Highly hindered aldehyde or ketones can successfully undergo Reformatsky reaction and nucleophiles can successfully be added to the delta positive carbon of ketones.
The reaction can be adapted to intramolecular aldol condensation very easily.
The organo zinc halide is very stable and it is available in the market.
Reformatsky enolate is an alternative to lithium enolate of ester. Hence, the reaction can be conveniently carried out.
Freshly prepared zinc powder or a heated column of zinc dust can improve the yield of a Reformatsky reaction.
Reformatsky reactions can successfully add carbon nucleophiles to the readily enolizable cyclopentanone ring system.
Uses of Reformatsky Reaction
Reformatsky reaction can be used to produce beta hydroxy ester from alpha halo ester and other carbonyl compounds. The beta hydroxy ester can hydrolysed to produce beta hydroxy acids. Beta hydroxy acids have a large commercial value especially in the cosmetic industry. Beta hydroxy acids can be used in anti-ageing creams and in the pharmaceutical industry.
How Esters can Convert to Aldehyde?
Ester to aldehyde reduction reaction occurs using certain reducing agents. DIBAL-H is the common reducing agent by which ester can be reduced to aldehyde. DIBAL-H is diisobutyl aluminium hydroxide.

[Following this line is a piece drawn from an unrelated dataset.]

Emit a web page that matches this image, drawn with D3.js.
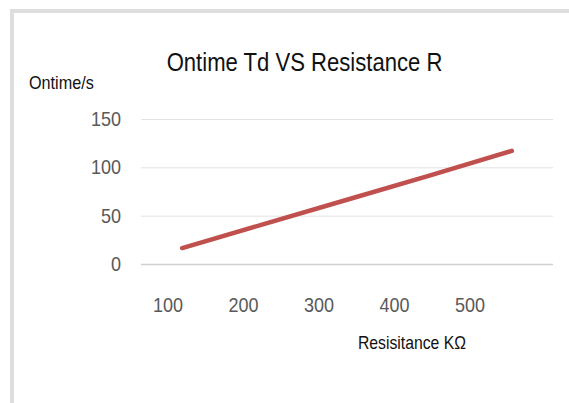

In order to prevent further reaction of aldehyde, the reaction is carried out at a very low temperature, approximately -780C. Alcohol is a byproduct of this reaction.
Conversion of Ester to Aldehyde
Interesting Facts
THF complexes of Reformatsky reagents form eight-membered dimers in the solid state.
Various Metals like iron, cobalt, nickel, germanium, cerium, barium, indium, cadmium etc. can be used instead of zinc in the Reformatsky reaction.
Reformatsky reactions of over 500 aldehydes or ketones are identified.
Key Features
Ester can be reduced to aldehyde by using DIBAL-H.
Aldehyde or ketones can react with alpha halo esters and form beta hydroxy esters. This reaction is called the Reformatsky reaction.
Zinc metal is used to generate Reformatsky reagents which are comparatively stable and less reactive than Grignard reagents.
FAQs on Ester to Aldehyde Conversion and Reformatsky Reaction
1. What is the significance of zinc metal in a Reformatsky reaction?
Zinc metal on reaction with alpha halo ester can form a stable less reactive enolate. This enolate can not undergo nucleophilic addition easily; hence, it can easily react with ketones or aldehyde.
2. Why is magnesium metal not prefered in Reformatsky reactions?
Magnesium can easily form a Grignard reagent with ester, which is highly reactive and can react with other ester molecules. This will interrupt the whole reaction.
3. What is the importance of zinc dust in organic chemistry?
Zinc dust is a very good reducing agent. In a Reformatsky reaction, freshly prepared zinc dust can enhance the yield of the product.